Exactly the lines between the line containing "Give me the Plotly source for this chart." and the line containing "import plotly.graph_objects as go", together with those two lines, are to be output.

[Material provided]:
------------------------------------

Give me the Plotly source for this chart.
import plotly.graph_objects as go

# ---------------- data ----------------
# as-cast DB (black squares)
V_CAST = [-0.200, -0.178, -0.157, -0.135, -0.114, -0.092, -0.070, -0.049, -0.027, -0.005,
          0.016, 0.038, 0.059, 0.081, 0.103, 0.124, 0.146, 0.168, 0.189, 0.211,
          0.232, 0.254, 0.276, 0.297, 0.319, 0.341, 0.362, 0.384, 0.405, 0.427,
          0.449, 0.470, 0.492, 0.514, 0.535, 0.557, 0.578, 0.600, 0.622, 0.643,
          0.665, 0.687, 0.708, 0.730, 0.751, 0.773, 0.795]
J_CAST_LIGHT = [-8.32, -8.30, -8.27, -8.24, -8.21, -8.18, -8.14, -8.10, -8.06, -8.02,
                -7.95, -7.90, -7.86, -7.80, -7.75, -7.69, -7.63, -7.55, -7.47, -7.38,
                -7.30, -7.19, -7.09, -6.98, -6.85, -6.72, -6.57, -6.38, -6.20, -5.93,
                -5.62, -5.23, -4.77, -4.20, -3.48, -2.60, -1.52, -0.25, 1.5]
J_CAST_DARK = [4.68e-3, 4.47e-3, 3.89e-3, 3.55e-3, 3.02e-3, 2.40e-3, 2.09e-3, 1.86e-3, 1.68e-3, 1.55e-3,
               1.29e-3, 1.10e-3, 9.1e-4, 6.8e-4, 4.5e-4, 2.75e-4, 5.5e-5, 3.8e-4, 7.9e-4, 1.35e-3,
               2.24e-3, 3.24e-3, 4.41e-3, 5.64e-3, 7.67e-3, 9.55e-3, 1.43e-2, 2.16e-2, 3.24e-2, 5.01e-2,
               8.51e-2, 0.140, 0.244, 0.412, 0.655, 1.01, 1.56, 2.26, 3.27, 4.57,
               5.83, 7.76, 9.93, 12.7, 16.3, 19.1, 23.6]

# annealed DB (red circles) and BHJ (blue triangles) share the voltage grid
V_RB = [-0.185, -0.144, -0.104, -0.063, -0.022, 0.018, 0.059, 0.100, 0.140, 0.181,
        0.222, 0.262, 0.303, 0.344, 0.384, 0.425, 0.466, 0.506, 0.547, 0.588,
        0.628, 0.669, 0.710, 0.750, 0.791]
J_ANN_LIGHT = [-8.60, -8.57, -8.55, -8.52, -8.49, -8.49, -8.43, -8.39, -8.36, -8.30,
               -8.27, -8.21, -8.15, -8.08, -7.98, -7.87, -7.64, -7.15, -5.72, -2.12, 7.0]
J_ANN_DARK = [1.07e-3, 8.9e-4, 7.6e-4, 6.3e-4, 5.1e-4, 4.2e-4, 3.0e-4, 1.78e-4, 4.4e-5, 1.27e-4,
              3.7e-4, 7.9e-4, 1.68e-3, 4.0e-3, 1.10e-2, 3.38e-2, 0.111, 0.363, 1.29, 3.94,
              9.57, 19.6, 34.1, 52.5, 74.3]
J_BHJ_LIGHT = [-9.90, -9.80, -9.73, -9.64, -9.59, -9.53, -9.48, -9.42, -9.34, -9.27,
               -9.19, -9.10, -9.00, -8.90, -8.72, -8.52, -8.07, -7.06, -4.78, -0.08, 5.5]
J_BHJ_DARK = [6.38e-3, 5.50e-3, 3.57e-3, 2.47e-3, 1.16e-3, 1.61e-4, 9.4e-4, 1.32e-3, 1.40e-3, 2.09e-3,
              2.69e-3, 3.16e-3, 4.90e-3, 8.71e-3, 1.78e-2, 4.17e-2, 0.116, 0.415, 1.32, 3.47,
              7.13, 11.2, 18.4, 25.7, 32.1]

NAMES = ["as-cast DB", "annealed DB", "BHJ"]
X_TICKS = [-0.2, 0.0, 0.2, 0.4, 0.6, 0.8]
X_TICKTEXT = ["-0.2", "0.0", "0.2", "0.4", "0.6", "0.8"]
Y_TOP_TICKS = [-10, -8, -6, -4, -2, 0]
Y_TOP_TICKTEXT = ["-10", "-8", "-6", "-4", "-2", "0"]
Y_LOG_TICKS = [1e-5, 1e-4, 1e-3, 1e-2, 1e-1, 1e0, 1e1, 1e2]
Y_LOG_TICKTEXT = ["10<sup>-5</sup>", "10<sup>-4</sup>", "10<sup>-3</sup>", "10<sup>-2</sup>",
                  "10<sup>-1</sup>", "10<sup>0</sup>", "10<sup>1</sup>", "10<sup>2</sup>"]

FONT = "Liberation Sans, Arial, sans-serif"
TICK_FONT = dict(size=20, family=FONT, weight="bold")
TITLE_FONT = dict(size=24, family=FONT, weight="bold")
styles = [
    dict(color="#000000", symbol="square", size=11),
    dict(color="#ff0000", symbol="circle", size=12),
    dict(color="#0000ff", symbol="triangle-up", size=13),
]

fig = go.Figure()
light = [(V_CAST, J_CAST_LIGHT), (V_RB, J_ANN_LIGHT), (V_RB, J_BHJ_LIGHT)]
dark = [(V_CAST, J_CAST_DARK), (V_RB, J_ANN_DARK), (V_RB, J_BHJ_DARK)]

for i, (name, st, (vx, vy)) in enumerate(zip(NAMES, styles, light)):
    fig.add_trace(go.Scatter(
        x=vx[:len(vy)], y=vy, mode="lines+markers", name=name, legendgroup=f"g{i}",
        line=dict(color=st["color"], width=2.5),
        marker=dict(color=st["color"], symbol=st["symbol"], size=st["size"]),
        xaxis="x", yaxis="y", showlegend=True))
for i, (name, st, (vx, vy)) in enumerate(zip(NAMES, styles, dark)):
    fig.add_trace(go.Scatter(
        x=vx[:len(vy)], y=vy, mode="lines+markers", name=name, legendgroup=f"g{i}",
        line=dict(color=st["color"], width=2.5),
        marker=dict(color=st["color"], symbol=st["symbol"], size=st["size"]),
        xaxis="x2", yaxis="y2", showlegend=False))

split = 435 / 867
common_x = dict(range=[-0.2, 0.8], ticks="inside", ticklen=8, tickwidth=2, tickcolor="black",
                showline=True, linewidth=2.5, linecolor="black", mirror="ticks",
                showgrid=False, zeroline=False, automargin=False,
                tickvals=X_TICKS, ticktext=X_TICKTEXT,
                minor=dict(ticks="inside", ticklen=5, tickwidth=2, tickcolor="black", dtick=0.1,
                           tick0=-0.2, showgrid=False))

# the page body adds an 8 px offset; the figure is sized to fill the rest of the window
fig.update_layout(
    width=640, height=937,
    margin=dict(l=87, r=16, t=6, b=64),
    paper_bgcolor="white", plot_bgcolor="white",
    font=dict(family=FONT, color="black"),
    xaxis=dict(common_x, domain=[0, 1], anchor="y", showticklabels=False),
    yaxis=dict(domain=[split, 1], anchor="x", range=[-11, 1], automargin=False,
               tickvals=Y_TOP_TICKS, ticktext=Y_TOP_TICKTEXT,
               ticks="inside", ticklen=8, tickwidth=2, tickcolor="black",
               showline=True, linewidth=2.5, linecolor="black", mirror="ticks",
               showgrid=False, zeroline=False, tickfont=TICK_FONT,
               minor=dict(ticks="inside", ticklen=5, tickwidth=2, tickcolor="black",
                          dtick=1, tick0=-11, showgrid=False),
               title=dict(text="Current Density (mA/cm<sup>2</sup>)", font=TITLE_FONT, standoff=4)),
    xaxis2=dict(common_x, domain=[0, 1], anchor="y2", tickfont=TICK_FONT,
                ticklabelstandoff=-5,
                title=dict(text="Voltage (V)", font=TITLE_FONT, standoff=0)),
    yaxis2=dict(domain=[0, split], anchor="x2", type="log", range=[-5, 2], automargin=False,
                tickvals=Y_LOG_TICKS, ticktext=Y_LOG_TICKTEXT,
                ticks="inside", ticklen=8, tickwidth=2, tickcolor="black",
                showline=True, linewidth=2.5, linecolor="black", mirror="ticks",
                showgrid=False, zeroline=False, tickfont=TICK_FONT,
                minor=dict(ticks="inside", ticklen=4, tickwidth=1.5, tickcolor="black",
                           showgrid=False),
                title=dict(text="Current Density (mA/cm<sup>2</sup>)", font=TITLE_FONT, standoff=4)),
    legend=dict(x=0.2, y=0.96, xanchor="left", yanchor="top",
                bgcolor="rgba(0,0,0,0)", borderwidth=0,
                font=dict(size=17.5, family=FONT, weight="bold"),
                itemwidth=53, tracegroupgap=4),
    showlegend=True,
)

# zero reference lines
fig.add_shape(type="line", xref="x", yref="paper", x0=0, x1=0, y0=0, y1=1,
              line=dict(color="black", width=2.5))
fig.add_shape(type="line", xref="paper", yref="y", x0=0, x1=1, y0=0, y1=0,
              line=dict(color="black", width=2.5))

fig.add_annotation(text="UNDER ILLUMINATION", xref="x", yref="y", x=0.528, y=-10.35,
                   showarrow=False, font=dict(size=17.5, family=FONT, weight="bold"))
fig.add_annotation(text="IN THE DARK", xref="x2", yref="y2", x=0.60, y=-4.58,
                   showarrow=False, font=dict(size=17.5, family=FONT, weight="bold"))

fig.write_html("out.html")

------------------------------------

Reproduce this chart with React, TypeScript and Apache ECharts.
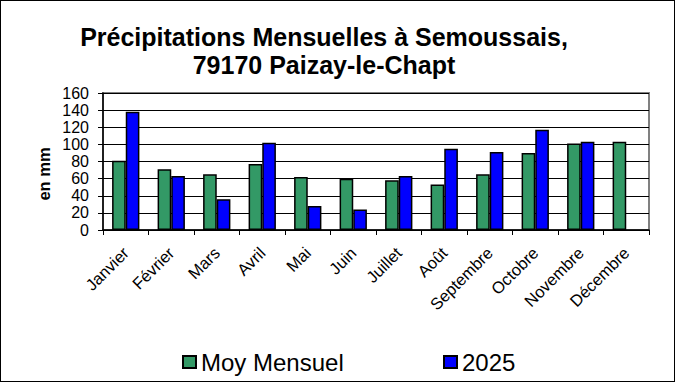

------------------------------------

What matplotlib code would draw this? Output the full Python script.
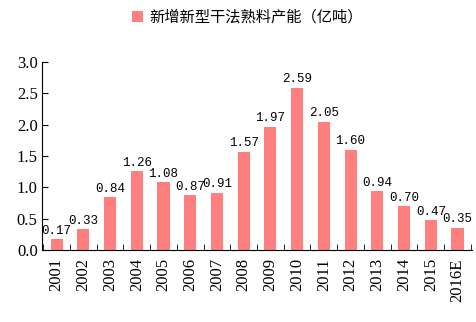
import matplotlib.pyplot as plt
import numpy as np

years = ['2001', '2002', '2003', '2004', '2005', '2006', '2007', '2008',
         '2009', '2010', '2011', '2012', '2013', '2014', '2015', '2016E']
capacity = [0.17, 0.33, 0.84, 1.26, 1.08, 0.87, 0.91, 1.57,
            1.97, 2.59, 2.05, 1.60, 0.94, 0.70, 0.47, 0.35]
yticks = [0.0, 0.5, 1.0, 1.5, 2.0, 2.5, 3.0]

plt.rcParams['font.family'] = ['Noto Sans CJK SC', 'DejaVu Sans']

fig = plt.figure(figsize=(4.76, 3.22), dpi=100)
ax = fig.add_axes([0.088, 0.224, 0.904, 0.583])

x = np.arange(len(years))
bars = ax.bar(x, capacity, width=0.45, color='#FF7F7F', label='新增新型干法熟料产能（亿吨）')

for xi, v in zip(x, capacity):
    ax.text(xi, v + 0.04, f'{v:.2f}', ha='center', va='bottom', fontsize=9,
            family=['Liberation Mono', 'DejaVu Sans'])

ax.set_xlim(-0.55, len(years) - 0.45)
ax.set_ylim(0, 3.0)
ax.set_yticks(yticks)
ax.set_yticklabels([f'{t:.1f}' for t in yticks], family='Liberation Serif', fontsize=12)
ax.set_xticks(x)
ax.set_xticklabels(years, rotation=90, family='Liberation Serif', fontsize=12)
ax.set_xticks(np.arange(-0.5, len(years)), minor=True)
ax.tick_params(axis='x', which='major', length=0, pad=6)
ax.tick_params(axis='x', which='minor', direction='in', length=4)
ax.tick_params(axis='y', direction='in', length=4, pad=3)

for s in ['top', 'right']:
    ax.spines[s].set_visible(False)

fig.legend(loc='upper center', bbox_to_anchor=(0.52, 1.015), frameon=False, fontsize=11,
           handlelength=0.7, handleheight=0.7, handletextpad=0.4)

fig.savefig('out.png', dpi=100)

------------------------------------

[The response]:
Give me the Plotly source for this chart.
import plotly.graph_objects as go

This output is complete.